Transcribe the listing verbatim. Do not carry over any pictures.

* * * * * * *

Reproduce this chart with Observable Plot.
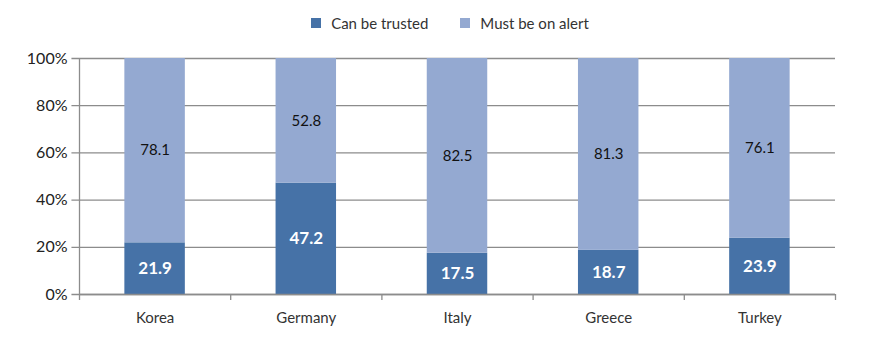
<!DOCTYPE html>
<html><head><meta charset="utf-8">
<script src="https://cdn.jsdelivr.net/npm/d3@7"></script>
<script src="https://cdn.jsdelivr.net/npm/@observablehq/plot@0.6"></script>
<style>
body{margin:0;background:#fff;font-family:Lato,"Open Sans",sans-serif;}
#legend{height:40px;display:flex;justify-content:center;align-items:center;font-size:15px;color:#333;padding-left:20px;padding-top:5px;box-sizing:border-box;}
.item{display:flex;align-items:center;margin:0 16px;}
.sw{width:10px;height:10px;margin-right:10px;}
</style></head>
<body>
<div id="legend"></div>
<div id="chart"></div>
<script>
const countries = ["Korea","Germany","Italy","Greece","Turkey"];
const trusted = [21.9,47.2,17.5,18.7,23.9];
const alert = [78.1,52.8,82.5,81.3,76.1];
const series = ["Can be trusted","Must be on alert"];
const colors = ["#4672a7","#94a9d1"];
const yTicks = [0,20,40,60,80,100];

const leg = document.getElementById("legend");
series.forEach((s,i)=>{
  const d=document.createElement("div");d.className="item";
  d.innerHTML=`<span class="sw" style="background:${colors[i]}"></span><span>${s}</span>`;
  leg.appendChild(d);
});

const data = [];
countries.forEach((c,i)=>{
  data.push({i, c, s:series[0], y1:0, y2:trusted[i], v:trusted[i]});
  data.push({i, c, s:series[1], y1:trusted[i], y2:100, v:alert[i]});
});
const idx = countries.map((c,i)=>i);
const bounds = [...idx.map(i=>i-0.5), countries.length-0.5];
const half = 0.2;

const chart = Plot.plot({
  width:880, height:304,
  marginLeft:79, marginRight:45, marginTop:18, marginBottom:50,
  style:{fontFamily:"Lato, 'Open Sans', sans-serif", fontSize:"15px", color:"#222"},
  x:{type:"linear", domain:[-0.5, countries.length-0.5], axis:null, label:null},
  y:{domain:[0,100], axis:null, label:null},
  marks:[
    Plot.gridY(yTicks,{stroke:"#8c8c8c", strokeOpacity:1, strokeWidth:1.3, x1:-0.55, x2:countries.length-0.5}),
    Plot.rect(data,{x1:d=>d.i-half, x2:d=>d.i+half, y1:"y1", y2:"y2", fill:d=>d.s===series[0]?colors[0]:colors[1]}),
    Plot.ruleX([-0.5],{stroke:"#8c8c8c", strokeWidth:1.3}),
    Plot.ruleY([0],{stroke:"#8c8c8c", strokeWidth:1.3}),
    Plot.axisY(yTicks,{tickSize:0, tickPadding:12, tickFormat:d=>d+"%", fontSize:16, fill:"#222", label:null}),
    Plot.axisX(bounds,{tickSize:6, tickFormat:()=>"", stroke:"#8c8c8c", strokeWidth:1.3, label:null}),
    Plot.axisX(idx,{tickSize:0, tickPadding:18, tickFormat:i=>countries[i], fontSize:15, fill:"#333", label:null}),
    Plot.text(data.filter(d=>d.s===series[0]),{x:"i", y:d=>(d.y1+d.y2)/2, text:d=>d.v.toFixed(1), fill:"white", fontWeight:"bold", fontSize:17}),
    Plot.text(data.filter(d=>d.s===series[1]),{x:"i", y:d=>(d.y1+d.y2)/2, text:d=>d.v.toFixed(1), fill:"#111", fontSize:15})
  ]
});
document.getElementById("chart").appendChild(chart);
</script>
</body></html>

* * * * * * *

▸ **The response**
Reproduce this chart with Observable Plot.
<!DOCTYPE html>
<html><head><meta charset="utf-8">
<script src="https://cdn.jsdelivr.net/npm/d3@7"></script>
<script src="https://cdn.jsdelivr.net/npm/@observablehq/plot@0.6"></script>
<style>
body{margin:0;background:#fff;font-family:Lato,"Open Sans",sans-serif;}
#legend{height:40px;display:flex;justify-content:center;align-items:center;font-size:15px;color:#333;padding-left:20px;padding-top:5px;box-sizing:border-box;}
.item{display:flex;align-items:center;margin:0 16px;}
.sw{width:10px;height:10px;margin-right:10px;}
</style></head>
<body>
<div id="legend"></div>
<div id="chart"></div>
<script>
const countries = ["Korea","Germany","Italy","Greece","Turkey"];
const trusted = [21.9,47.2,17.5,18.7,23.9];
const alert = [78.1,52.8,82.5,81.3,76.1];
const series = ["Can be trusted","Must be on alert"];
const colors = ["#4672a7","#94a9d1"];
const yTicks = [0,20,40,60,80,100];

const leg = document.getElementById("legend");
series.forEach((s,i)=>{
  const d=document.createElement("div");d.className="item";
  d.innerHTML=`<span class="sw" style="background:${colors[i]}"></span><span>${s}</span>`;
  leg.appendChild(d);
});

const data = [];
countries.forEach((c,i)=>{
  data.push({i, c, s:series[0], y1:0, y2:trusted[i], v:trusted[i]});
  data.push({i, c, s:series[1], y1:trusted[i], y2:100, v:alert[i]});
});
const idx = countries.map((c,i)=>i);
const bounds = [...idx.map(i=>i-0.5), countries.length-0.5];
const half = 0.2;

const chart = Plot.plot({
  width:880, height:304,
  marginLeft:79, marginRight:45, marginTop:18, marginBottom:50,
  style:{fontFamily:"Lato, 'Open Sans', sans-serif", fontSize:"15px", color:"#222"},
  x:{type:"linear", domain:[-0.5, countries.length-0.5], axis:null, label:null},
  y:{domain:[0,100], axis:null, label:null},
  marks:[
    Plot.gridY(yTicks,{stroke:"#8c8c8c", strokeOpacity:1, strokeWidth:1.3, x1:-0.55, x2:countries.length-0.5}),
    Plot.rect(data,{x1:d=>d.i-half, x2:d=>d.i+half, y1:"y1", y2:"y2", fill:d=>d.s===series[0]?colors[0]:colors[1]}),
    Plot.ruleX([-0.5],{stroke:"#8c8c8c", strokeWidth:1.3}),
    Plot.ruleY([0],{stroke:"#8c8c8c", strokeWidth:1.3}),
    Plot.axisY(yTicks,{tickSize:0, tickPadding:12, tickFormat:d=>d+"%", fontSize:16, fill:"#222", label:null}),
    Plot.axisX(bounds,{tickSize:6, tickFormat:()=>"", stroke:"#8c8c8c", strokeWidth:1.3, label:null}),
    Plot.axisX(idx,{tickSize:0, tickPadding:18, tickFormat:i=>countries[i], fontSize:15, fill:"#333", label:null}),
    Plot.text(data.filter(d=>d.s===series[0]),{x:"i", y:d=>(d.y1+d.y2)/2, text:d=>d.v.toFixed(1), fill:"white", fontWeight:"bold", fontSize:17}),
    Plot.text(data.filter(d=>d.s===series[1]),{x:"i", y:d=>(d.y1+d.y2)/2, text:d=>d.v.toFixed(1), fill:"#111", fontSize:15})
  ]
});
document.getElementById("chart").appendChild(chart);
</script>
</body></html>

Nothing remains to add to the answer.